== Plotting code records ==
____

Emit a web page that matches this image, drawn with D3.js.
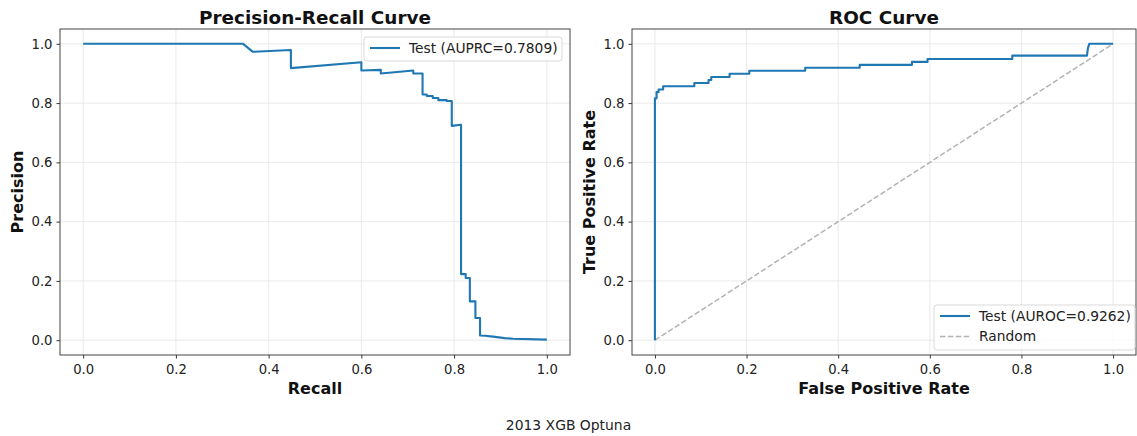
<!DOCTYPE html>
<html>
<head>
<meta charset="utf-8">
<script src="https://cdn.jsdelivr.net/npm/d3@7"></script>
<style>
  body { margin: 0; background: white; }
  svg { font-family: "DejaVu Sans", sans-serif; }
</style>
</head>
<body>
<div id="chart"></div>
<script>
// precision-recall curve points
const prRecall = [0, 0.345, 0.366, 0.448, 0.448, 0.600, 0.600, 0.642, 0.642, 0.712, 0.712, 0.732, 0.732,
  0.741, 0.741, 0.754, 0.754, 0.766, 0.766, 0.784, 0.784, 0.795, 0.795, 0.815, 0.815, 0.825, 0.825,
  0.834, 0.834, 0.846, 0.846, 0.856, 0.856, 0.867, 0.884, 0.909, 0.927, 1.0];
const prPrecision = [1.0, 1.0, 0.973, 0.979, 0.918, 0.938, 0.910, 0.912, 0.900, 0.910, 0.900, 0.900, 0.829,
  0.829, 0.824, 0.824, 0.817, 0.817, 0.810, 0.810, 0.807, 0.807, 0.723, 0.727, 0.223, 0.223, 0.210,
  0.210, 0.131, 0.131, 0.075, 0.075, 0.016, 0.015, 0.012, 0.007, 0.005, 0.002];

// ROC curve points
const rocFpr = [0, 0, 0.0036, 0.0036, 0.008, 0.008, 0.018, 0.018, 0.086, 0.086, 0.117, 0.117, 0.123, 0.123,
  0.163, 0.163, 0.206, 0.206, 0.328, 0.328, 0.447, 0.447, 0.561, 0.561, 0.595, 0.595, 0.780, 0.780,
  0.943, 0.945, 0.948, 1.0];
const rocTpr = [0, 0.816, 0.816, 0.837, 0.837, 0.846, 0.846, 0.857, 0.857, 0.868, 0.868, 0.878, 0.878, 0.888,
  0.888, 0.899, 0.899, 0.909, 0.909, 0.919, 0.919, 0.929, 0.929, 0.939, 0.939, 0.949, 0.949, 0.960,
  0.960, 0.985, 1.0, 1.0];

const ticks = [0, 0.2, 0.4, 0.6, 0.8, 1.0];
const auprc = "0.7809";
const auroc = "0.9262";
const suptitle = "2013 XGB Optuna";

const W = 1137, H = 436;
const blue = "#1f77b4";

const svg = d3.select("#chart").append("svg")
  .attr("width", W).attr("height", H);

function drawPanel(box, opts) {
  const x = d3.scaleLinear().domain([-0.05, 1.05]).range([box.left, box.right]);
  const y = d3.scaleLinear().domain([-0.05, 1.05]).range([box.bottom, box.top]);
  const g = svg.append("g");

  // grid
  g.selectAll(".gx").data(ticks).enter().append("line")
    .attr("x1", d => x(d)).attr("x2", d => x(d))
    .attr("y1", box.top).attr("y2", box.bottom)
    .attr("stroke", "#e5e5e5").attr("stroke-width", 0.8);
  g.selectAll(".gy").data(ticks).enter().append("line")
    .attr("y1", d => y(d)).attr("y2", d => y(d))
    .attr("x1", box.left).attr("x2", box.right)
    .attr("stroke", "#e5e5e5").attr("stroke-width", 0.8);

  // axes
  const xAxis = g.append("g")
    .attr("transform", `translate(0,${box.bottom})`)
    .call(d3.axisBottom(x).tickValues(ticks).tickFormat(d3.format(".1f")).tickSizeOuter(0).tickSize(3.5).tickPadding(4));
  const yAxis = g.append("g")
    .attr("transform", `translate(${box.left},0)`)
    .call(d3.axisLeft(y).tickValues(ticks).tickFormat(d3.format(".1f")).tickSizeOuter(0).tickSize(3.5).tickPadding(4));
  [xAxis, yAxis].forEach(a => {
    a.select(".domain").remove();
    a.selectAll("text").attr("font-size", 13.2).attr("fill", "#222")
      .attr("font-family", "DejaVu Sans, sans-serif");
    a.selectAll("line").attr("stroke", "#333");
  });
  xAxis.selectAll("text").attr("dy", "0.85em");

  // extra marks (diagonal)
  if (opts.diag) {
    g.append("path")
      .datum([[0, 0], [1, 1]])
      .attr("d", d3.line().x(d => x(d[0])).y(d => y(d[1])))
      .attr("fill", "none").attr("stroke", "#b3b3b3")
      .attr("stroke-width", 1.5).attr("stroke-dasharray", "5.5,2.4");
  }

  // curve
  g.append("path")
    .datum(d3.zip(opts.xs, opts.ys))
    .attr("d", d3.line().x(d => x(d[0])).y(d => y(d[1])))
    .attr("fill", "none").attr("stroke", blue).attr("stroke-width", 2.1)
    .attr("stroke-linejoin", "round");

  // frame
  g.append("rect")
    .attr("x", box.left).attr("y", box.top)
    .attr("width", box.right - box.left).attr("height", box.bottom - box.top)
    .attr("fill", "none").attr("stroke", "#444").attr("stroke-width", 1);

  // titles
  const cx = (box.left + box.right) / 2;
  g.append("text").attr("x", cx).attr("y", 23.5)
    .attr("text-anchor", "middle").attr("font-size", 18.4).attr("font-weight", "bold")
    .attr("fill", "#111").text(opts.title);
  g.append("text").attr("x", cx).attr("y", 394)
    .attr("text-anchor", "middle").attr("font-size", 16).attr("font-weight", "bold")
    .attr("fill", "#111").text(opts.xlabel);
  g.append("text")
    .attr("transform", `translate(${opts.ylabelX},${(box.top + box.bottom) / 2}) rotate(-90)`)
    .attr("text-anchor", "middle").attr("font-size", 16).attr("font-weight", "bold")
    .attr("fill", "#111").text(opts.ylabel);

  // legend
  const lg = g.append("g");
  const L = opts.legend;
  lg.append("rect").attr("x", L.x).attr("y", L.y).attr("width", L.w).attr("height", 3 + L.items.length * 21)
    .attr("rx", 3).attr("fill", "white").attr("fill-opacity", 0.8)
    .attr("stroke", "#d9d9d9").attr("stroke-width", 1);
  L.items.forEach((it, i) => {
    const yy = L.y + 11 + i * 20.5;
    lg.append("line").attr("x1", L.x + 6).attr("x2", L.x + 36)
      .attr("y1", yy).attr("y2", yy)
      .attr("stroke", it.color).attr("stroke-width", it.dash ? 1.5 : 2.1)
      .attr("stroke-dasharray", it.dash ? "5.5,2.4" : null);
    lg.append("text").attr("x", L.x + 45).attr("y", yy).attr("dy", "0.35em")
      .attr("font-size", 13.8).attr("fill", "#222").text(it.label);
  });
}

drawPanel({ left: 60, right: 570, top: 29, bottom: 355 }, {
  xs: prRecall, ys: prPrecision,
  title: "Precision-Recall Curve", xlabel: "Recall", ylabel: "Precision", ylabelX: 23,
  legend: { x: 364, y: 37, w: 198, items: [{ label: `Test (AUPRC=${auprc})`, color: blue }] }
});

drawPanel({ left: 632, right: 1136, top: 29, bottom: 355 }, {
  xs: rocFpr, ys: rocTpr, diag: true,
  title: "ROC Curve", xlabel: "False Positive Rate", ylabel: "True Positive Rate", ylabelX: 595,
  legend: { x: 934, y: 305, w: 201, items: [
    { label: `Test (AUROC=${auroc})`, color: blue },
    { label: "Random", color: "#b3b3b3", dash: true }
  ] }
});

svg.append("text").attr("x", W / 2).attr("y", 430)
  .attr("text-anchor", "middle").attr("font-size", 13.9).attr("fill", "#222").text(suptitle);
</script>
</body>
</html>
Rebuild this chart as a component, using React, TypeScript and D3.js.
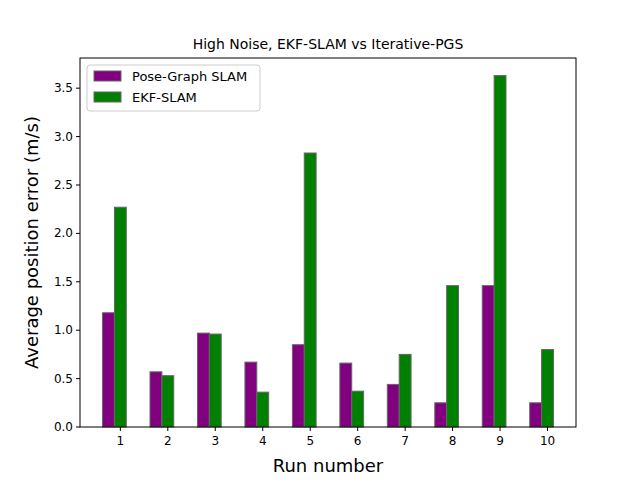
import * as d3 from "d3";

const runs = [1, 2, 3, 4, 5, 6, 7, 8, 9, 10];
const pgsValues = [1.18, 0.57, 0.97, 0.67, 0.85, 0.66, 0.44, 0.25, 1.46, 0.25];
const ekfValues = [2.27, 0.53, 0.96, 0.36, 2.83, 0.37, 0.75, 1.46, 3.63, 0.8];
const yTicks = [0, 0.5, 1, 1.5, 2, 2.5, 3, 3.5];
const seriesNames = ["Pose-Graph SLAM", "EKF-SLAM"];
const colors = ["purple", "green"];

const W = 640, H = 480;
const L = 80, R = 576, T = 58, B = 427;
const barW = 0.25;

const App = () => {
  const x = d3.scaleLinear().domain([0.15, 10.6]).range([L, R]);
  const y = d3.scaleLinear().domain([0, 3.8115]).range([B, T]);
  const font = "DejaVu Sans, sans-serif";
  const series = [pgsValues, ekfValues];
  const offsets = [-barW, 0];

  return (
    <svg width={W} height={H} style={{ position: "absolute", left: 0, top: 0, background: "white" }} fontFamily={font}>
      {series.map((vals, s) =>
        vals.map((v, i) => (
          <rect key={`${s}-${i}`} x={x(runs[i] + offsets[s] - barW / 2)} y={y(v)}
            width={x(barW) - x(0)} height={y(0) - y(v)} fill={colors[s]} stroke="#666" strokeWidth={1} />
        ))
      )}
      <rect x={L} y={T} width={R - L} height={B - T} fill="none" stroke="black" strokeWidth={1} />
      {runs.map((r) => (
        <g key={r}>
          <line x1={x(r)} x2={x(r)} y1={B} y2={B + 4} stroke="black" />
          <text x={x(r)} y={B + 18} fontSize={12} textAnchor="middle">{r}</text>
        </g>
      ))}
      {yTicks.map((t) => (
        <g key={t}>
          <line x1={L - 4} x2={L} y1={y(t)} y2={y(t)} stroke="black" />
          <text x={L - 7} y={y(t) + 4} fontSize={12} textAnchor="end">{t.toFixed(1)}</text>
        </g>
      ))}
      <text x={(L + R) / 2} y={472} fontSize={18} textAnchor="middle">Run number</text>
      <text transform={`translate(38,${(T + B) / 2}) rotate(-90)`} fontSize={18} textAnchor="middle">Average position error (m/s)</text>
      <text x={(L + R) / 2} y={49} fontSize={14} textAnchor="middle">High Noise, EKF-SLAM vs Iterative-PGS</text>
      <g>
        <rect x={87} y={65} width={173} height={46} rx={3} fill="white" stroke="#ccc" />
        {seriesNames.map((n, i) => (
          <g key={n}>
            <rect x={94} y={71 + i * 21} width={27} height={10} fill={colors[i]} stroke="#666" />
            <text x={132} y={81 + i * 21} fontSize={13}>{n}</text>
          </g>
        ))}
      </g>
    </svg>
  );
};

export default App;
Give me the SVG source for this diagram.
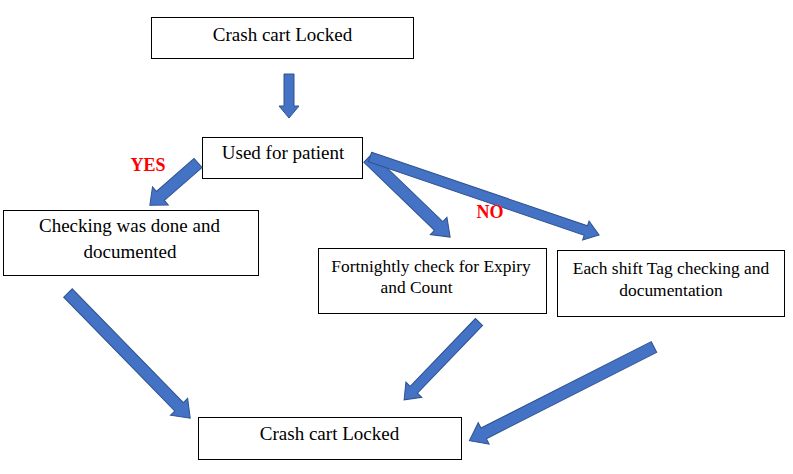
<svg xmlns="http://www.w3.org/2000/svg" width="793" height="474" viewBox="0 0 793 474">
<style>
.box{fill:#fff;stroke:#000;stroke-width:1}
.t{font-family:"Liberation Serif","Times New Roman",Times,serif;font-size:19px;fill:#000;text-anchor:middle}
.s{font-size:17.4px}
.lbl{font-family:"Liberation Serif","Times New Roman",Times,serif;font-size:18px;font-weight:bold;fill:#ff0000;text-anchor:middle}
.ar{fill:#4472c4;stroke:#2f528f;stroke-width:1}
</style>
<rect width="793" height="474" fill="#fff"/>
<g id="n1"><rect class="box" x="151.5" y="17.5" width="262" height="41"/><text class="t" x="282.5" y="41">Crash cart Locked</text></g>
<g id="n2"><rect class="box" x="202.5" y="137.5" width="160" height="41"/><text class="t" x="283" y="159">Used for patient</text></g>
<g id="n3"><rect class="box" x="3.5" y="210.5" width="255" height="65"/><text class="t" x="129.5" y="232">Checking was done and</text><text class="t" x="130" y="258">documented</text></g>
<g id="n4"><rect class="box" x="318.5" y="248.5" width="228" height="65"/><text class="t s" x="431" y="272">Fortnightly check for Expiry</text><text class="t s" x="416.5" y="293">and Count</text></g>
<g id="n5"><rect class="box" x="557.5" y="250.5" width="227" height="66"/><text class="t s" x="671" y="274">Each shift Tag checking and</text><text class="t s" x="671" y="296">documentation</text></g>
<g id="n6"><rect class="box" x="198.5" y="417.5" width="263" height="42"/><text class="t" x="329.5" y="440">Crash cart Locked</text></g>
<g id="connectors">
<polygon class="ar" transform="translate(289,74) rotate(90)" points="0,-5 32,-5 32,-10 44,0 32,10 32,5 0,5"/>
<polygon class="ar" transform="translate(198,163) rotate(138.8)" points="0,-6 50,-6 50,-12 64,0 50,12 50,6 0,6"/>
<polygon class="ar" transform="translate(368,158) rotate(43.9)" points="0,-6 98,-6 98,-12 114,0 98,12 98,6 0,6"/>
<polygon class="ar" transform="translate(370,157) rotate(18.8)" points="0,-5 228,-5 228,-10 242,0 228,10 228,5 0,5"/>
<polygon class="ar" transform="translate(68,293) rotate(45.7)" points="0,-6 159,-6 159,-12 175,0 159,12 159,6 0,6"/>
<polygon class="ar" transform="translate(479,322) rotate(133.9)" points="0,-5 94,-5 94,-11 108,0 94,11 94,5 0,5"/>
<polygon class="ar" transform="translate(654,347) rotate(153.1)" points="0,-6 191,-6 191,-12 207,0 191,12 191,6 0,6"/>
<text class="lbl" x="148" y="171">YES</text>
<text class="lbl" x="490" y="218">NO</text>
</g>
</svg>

____

Copy only what runs above from the line containing "Rebuild this chart" through the line containing "import * as", exactly. Leave out the pictures.

== FINISHED ANSWER ==
Rebuild this chart as a component, using React, TypeScript and D3.js.
import * as d3 from "d3";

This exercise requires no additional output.